While I appreciate the cinematic appeal of arriving at a picnic with an entire chilled stick wrapped in wax paper, I prefer a softer approach: butter whipped until cloudlike and tucked into a tiny jar or deli tub. Maybe it’s flecked with chives and garlic salt. Maybe it’s perfumed with orange zest and cinnamon. Either way, it feels delightfully excessive in the way all good picnic foods should.

You could absolutely stop packing there.

The beauty of biscuits, however, is that they solve a logistical problem. They’re sturdy enough to travel, substantial enough to build a meal around and neutral enough to work with both sweet and savory toppings. Once you’ve packed them, you’re most of the way to a full picnic.

And while we tend to think of picnics as outdoor lunches — which means sandwiches, grain salads and the occasional tub of pasta salad — biscuits suggest a different possibility. Rather than packing lunch for the park, you’ve packed brunch.

The easiest addition is a batch of jammy eggs. Cooked for seven minutes, peeled and chilled, they travel remarkably well. Their yolks stay creamy without becoming runny, which means you get all the richness of a soft-boiled egg without worrying about a container full of liquid gold sloshing around in your tote bag.

Candied bacon is similarly useful.
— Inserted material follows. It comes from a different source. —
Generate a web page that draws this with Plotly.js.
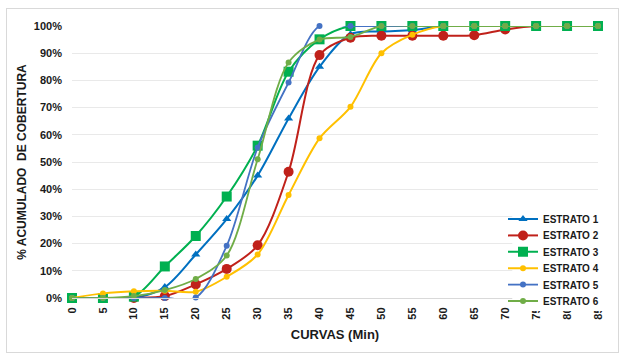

It can be made ahead — simply brush strips with maple syrup, coat in brown sugar and black pepper, and bake until crisp — tastes good at room temperature and occupies the pleasant middle ground between side dish and snack.

From there, think in terms of spreads rather than recipes. A tub of pimento cheese. A jar of pepper jelly. Honey. Fruit butter. Clotted cream if you’re feeling Anglophilic, ham salad if your predilections lean towards the American South.  These require no assembly and very little forethought beyond remembering to throw them in the basket.

Fresh fruit helps, too. Berries, peaches, cherries, plums — anything that can be washed at home and eaten out of hand. Add coffee, whether that’s hot in a thermos, iced in a travel mug or purchased from a nearby café on the way to the park, and you’re done.

That’s really the point. A picnic doesn’t need to be elaborate to feel abundant. Biscuits simply give you a flexible, inexpensive starting place from which abundance becomes much easier. Better, they ensure that when the blanket gets folded up and everyone heads home, nobody is already thinking about dinner.